» **Instructions for the task**
Take the listing from its first line through the line that contains "y_scale = alt.Scale(domain=[0, 0.5], range=[PLOT_B, PLOT_T])" and please retype those lines exactly, leaving out the pictures.

■ ■ ■ ■ ■

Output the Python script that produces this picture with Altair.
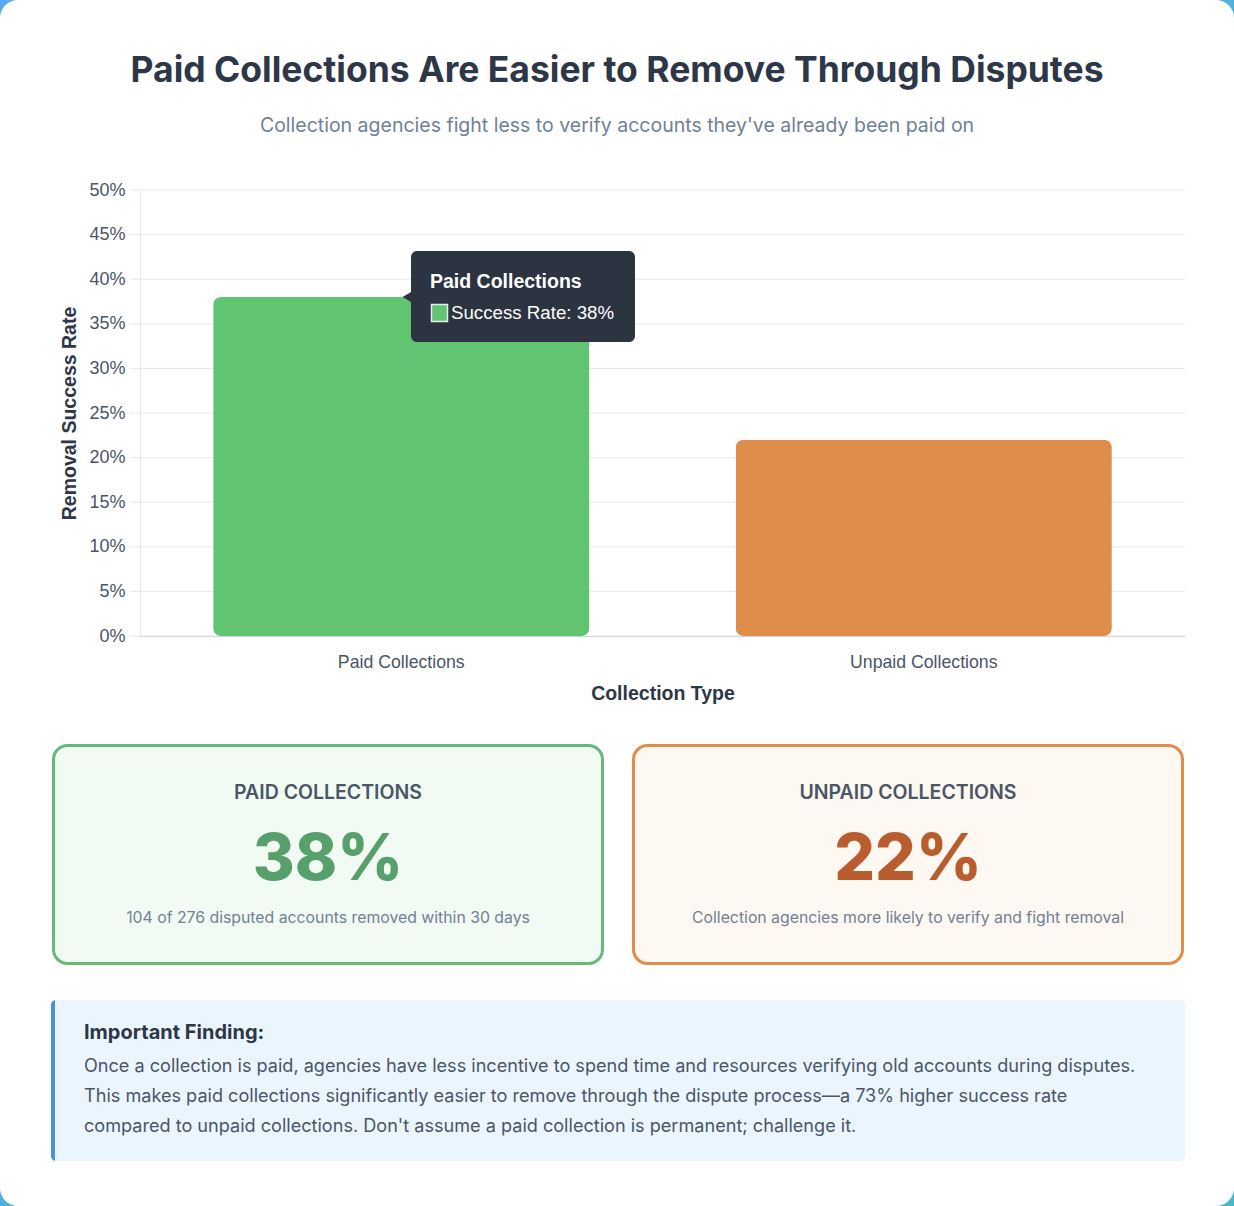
import altair as alt
import pandas as pd

# ---- data -----------------------------------------------------------------
categories = ["Paid Collections", "Unpaid Collections"]
success_rates = [0.38, 0.22]
bar_colors = ["#60c471", "#de8e4a"]
y_ticks = [0.0, 0.05, 0.10, 0.15, 0.20, 0.25, 0.30, 0.35, 0.40, 0.45, 0.50]

title_text = "Paid Collections Are Easier to Remove Through Disputes"
subtitle_text = "Collection agencies fight less to verify accounts they've already been paid on"

card_titles = ["PAID COLLECTIONS", "UNPAID COLLECTIONS"]
card_notes = [
    "104 of 276 disputed accounts removed within 30 days",
    "Collection agencies more likely to verify and fight removal",
]
card_value_colors = ["#579f6b", "#b95d2f"]
card_border_colors = ["#68b77b", "#e08c4a"]
card_fill_colors = ["#f1fbf3", "#fdf8f1"]

finding_heading = "Important Finding:"
finding_lines = [
    "Once a collection is paid, agencies have less incentive to spend time and resources verifying old accounts during disputes.",
    "This makes paid collections significantly easier to remove through the dispute process\u2014a 73% higher success rate",
    "compared to unpaid collections. Don't assume a paid collection is permanent; challenge it.",
]

# ---- layout ---------------------------------------------------------------
W, H = 1234, 1206
PLOT_L, PLOT_R, PLOT_T, PLOT_B = 140, 1185, 190, 636
UI_FONT = "Inter"
CHART_FONT = "Liberation Sans"

bars = pd.DataFrame({"category": categories, "rate": success_rates})
ticks = pd.DataFrame({"rate": y_ticks})
one = pd.DataFrame({"k": [0]})

x_scale = alt.Scale(domain=categories, range=[PLOT_L, PLOT_R],
                    paddingInner=0.28, paddingOuter=0.14)
y_scale = alt.Scale(domain=[0, 0.5], range=[PLOT_B, PLOT_T])

y_axis = alt.Axis(orient="left", offset=-PLOT_L, values=y_ticks,
                  format=".0%", ticks=False, grid=False,
                  domainColor="#e2e6ee", labelFont=CHART_FONT,
                  labelFontSize=18, labelColor="#4a5568",
                  labelPadding=15, title="Removal Success Rate",
                  titleFont=CHART_FONT, titleFontSize=19.5,
                  titleFontWeight="bold", titleColor="#2d3748",
                  titlePadding=9, zindex=1)
x_axis = alt.Axis(orient="bottom", offset=PLOT_B - H, ticks=False,
                  domainColor="#cfd6e2", labelFont=CHART_FONT,
                  labelFontSize=17.7, labelColor="#4a5568",
                  labelPadding=17, labelAngle=0,
                  title="Collection Type", titleFont=CHART_FONT,
                  titleFontSize=19.5, titleFontWeight="bold",
                  titleColor="#2d3748", titlePadding=14, zindex=1)


def text_at(text, x, y, **kw):
    return alt.Chart(one).mark_text(text=text, baseline="alphabetic", **kw).encode(
        x=alt.value(x), y=alt.value(y))


def box(x, x2, y, y2, **kw):
    return alt.Chart(one).mark_rect(**kw).encode(
        x=alt.value(x), x2=alt.value(x2), y=alt.value(y), y2=alt.value(y2))


layers = []

# page background and white container
layers.append(box(0, W, 0, H, fill=alt.LinearGradient(
    gradient="linear", x1=0, y1=0, x2=1, y2=1,
    stops=[alt.GradientStop(color="#5aa8f0", offset=0),
           alt.GradientStop(color="#45b8c6", offset=1)])))
layers.append(box(0, W, 0, H, fill="white", cornerRadius=18))

# headline
layers.append(text_at(title_text, W / 2, 82, font=UI_FONT, fontSize=35.5,
                      fontWeight="bold", color="#2d3748", align="center"))
layers.append(text_at(subtitle_text, W / 2, 132, font=UI_FONT, fontSize=19.5,
                      color="#718096", align="center"))

# gridlines
grid = alt.Chart(ticks).mark_rule(color="#e5e8ef", strokeWidth=1).encode(
    y=alt.Y("rate:Q", scale=y_scale, axis=y_axis),
    x=alt.value(PLOT_L - 10), x2=alt.value(PLOT_R),
)
layers.append(grid)

# bars
bar_layer = alt.Chart(bars).mark_bar(cornerRadius=8).encode(
    x=alt.X("category:N", scale=x_scale, sort=categories, axis=x_axis),
    y=alt.Y("rate:Q", scale=y_scale, axis=y_axis),
    color=alt.Color("category:N", scale=alt.Scale(domain=categories, range=bar_colors),
                    legend=None),
)
layers.append(bar_layer)

# hover card on the first bar, anchored at its value
tip = bars.iloc[[0]].copy()
tip["label"] = [f"Success Rate: {round(r * 100)}%" for r in tip["rate"]]
tip_base = alt.Chart(tip)
tip_dark = "#2c3341"
layers.append(tip_base.mark_rect(cornerRadius=6, fill=tip_dark, yOffset=-46, y2Offset=45).encode(
    y=alt.Y("rate:Q", scale=y_scale, axis=y_axis), y2="rate:Q",
    x=alt.value(411), x2=alt.value(635)))
layers.append(tip_base.mark_point(shape="triangle-left", filled=True, fill=tip_dark,
                                  opacity=1, size=110).encode(
    y=alt.Y("rate:Q", scale=y_scale, axis=y_axis), x=alt.value(407)))
layers.append(tip_base.mark_text(font=CHART_FONT, fontSize=19.5, fontWeight="bold",
                                 color="white", align="left", dy=-15).encode(
    y=alt.Y("rate:Q", scale=y_scale, axis=y_axis), x=alt.value(430), text="category:N"))
layers.append(tip_base.mark_rect(fill=bar_colors[0], stroke="#e8ecf2", strokeWidth=1.5,
                                 yOffset=7.5, y2Offset=24.5).encode(
    y=alt.Y("rate:Q", scale=y_scale, axis=y_axis), y2="rate:Q",
    x=alt.value(431.5), x2=alt.value(447.5)))
layers.append(tip_base.mark_text(font=CHART_FONT, fontSize=18.7, color="white",
                                 align="left", dy=16).encode(
    y=alt.Y("rate:Q", scale=y_scale, axis=y_axis), x=alt.value(451), text="label:N"))

# summary cards
card_lefts = [53.5, 633.5]
card_width = 549
for i in range(2):
    left = card_lefts[i]
    cx = left + card_width / 2
    layers.append(box(left, left + card_width, 745.5, 963.5,
                      fill=card_fill_colors[i], stroke=card_border_colors[i],
                      strokeWidth=3, cornerRadius=14))
    layers.append(text_at(card_titles[i], cx, 799, font=UI_FONT, fontSize=19.5,
                          fontWeight=600, color="#4a5568", align="center"))
    layers.append(text_at(f"{round(success_rates[i] * 100)}%", cx, 880, font=UI_FONT,
                          fontSize=64, fontWeight=800, color=card_value_colors[i],
                          align="center"))
    layers.append(text_at(card_notes[i], cx, 923, font=UI_FONT, fontSize=15.8,
                          color="#718096", align="center"))

# finding callout
layers.append(box(51, 65, 1000, 1161, fill="#4a90d9", cornerRadius=5))
layers.append(box(55, 1185, 1000, 1161, fill="#ebf5fd",
                  cornerRadiusTopRight=5, cornerRadiusBottomRight=5))
layers.append(text_at(finding_heading, 84, 1039, font=UI_FONT, fontSize=20,
                      fontWeight="bold", color="#2d3748", align="left"))
for j, line in enumerate(finding_lines):
    layers.append(text_at(line, 84, 1072 + 30 * j, font=UI_FONT, fontSize=18.1,
                          color="#4a5568", align="left"))

chart = alt.layer(*layers).properties(
    width=W, height=H,
    autosize=alt.AutoSizeParams(type="none"),
    padding=0,
).configure_view(stroke=None).configure(background="white")

chart.save("out.html", embed_options={"renderer": "svg", "actions": False})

■ ■ ■ ■ ■

» **Task answer**
Output the Python script that produces this picture with Altair.
import altair as alt
import pandas as pd

# ---- data -----------------------------------------------------------------
categories = ["Paid Collections", "Unpaid Collections"]
success_rates = [0.38, 0.22]
bar_colors = ["#60c471", "#de8e4a"]
y_ticks = [0.0, 0.05, 0.10, 0.15, 0.20, 0.25, 0.30, 0.35, 0.40, 0.45, 0.50]

title_text = "Paid Collections Are Easier to Remove Through Disputes"
subtitle_text = "Collection agencies fight less to verify accounts they've already been paid on"

card_titles = ["PAID COLLECTIONS", "UNPAID COLLECTIONS"]
card_notes = [
    "104 of 276 disputed accounts removed within 30 days",
    "Collection agencies more likely to verify and fight removal",
]
card_value_colors = ["#579f6b", "#b95d2f"]
card_border_colors = ["#68b77b", "#e08c4a"]
card_fill_colors = ["#f1fbf3", "#fdf8f1"]

finding_heading = "Important Finding:"
finding_lines = [
    "Once a collection is paid, agencies have less incentive to spend time and resources verifying old accounts during disputes.",
    "This makes paid collections significantly easier to remove through the dispute process\u2014a 73% higher success rate",
    "compared to unpaid collections. Don't assume a paid collection is permanent; challenge it.",
]

# ---- layout ---------------------------------------------------------------
W, H = 1234, 1206
PLOT_L, PLOT_R, PLOT_T, PLOT_B = 140, 1185, 190, 636
UI_FONT = "Inter"
CHART_FONT = "Liberation Sans"

bars = pd.DataFrame({"category": categories, "rate": success_rates})
ticks = pd.DataFrame({"rate": y_ticks})
one = pd.DataFrame({"k": [0]})

x_scale = alt.Scale(domain=categories, range=[PLOT_L, PLOT_R],
                    paddingInner=0.28, paddingOuter=0.14)
y_scale = alt.Scale(domain=[0, 0.5], range=[PLOT_B, PLOT_T])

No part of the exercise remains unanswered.